# SUPPLIED MATERIAL
-- Start --

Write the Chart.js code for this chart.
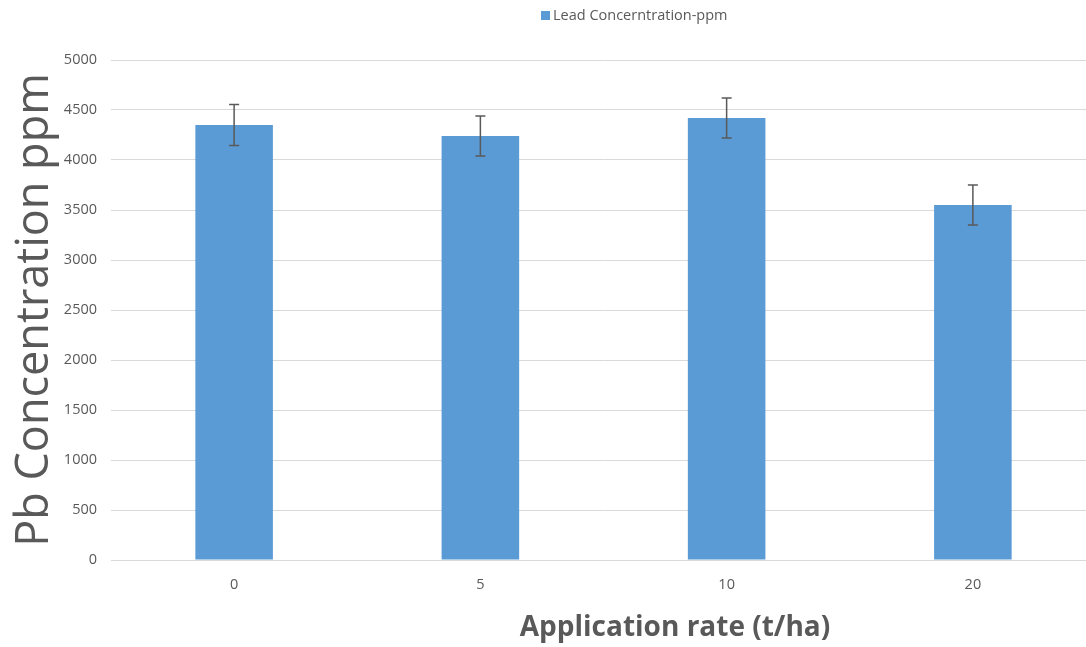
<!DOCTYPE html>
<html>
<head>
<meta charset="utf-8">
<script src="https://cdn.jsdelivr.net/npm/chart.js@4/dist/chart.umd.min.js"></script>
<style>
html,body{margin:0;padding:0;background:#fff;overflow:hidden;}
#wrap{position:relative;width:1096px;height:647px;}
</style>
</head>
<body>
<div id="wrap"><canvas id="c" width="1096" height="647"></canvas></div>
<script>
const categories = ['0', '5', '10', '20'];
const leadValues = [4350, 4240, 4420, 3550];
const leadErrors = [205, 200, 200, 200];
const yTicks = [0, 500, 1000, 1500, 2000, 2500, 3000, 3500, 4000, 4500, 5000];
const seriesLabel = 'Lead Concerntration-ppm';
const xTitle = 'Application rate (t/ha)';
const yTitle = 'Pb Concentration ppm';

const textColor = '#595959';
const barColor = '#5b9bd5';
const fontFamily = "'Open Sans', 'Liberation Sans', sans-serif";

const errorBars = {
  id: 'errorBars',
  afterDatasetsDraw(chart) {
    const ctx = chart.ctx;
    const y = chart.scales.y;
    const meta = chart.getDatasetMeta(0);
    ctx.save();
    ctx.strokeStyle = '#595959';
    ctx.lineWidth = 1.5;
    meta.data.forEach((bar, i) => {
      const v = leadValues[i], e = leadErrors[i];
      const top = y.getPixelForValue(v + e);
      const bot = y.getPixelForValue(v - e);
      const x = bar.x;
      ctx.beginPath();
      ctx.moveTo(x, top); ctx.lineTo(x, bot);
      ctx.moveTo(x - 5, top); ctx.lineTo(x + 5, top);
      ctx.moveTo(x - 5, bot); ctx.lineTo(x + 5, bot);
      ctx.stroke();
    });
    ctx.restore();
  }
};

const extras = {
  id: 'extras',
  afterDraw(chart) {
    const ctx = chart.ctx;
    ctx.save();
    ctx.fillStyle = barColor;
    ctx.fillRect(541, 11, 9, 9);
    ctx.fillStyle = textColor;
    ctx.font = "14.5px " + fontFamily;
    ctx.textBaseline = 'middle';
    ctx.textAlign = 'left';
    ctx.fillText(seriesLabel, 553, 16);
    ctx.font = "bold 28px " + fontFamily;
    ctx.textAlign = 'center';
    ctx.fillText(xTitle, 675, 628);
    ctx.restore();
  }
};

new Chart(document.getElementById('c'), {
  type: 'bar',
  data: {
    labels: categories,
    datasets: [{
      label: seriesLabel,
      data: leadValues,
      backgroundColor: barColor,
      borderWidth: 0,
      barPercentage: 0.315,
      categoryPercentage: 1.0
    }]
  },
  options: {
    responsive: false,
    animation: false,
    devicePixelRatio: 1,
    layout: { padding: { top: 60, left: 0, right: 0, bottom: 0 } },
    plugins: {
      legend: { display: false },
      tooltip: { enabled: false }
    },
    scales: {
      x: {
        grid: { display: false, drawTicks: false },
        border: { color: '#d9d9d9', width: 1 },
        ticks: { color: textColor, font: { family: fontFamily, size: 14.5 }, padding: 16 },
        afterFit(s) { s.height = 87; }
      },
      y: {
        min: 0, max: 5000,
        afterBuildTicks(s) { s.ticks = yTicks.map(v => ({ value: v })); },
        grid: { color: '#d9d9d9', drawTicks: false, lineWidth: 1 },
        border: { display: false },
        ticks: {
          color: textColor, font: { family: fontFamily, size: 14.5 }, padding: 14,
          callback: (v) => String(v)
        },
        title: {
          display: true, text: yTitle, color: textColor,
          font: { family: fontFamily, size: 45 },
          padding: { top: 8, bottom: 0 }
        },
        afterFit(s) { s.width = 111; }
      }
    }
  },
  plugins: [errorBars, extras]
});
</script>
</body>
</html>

-- End --

# WHAT YOU NEED TO DO
Leave the pictures out and output the rest of the listing exactly.

# THE RESULT
Write the Chart.js code for this chart.
<!DOCTYPE html>
<html>
<head>
<meta charset="utf-8">
<script src="https://cdn.jsdelivr.net/npm/chart.js@4/dist/chart.umd.min.js"></script>
<style>
html,body{margin:0;padding:0;background:#fff;overflow:hidden;}
#wrap{position:relative;width:1096px;height:647px;}
</style>
</head>
<body>
<div id="wrap"><canvas id="c" width="1096" height="647"></canvas></div>
<script>
const categories = ['0', '5', '10', '20'];
const leadValues = [4350, 4240, 4420, 3550];
const leadErrors = [205, 200, 200, 200];
const yTicks = [0, 500, 1000, 1500, 2000, 2500, 3000, 3500, 4000, 4500, 5000];
const seriesLabel = 'Lead Concerntration-ppm';
const xTitle = 'Application rate (t/ha)';
const yTitle = 'Pb Concentration ppm';

const textColor = '#595959';
const barColor = '#5b9bd5';
const fontFamily = "'Open Sans', 'Liberation Sans', sans-serif";

const errorBars = {
  id: 'errorBars',
  afterDatasetsDraw(chart) {
    const ctx = chart.ctx;
    const y = chart.scales.y;
    const meta = chart.getDatasetMeta(0);
    ctx.save();
    ctx.strokeStyle = '#595959';
    ctx.lineWidth = 1.5;
    meta.data.forEach((bar, i) => {
      const v = leadValues[i], e = leadErrors[i];
      const top = y.getPixelForValue(v + e);
      const bot = y.getPixelForValue(v - e);
      const x = bar.x;
      ctx.beginPath();
      ctx.moveTo(x, top); ctx.lineTo(x, bot);
      ctx.moveTo(x - 5, top); ctx.lineTo(x + 5, top);
      ctx.moveTo(x - 5, bot); ctx.lineTo(x + 5, bot);
      ctx.stroke();
    });
    ctx.restore();
  }
};

const extras = {
  id: 'extras',
  afterDraw(chart) {
    const ctx = chart.ctx;
    ctx.save();
    ctx.fillStyle = barColor;
    ctx.fillRect(541, 11, 9, 9);
    ctx.fillStyle = textColor;
    ctx.font = "14.5px " + fontFamily;
    ctx.textBaseline = 'middle';
    ctx.textAlign = 'left';
    ctx.fillText(seriesLabel, 553, 16);
    ctx.font = "bold 28px " + fontFamily;
    ctx.textAlign = 'center';
    ctx.fillText(xTitle, 675, 628);
    ctx.restore();
  }
};

new Chart(document.getElementById('c'), {
  type: 'bar',
  data: {
    labels: categories,
    datasets: [{
      label: seriesLabel,
      data: leadValues,
      backgroundColor: barColor,
      borderWidth: 0,
      barPercentage: 0.315,
      categoryPercentage: 1.0
    }]
  },
  options: {
    responsive: false,
    animation: false,
    devicePixelRatio: 1,
    layout: { padding: { top: 60, left: 0, right: 0, bottom: 0 } },
    plugins: {
      legend: { display: false },
      tooltip: { enabled: false }
    },
    scales: {
      x: {
        grid: { display: false, drawTicks: false },
        border: { color: '#d9d9d9', width: 1 },
        ticks: { color: textColor, font: { family: fontFamily, size: 14.5 }, padding: 16 },
        afterFit(s) { s.height = 87; }
      },
      y: {
        min: 0, max: 5000,
        afterBuildTicks(s) { s.ticks = yTicks.map(v => ({ value: v })); },
        grid: { color: '#d9d9d9', drawTicks: false, lineWidth: 1 },
        border: { display: false },
        ticks: {
          color: textColor, font: { family: fontFamily, size: 14.5 }, padding: 14,
          callback: (v) => String(v)
        },
        title: {
          display: true, text: yTitle, color: textColor,
          font: { family: fontFamily, size: 45 },
          padding: { top: 8, bottom: 0 }
        },
        afterFit(s) { s.width = 111; }
      }
    }
  },
  plugins: [errorBars, extras]
});
</script>
</body>
</html>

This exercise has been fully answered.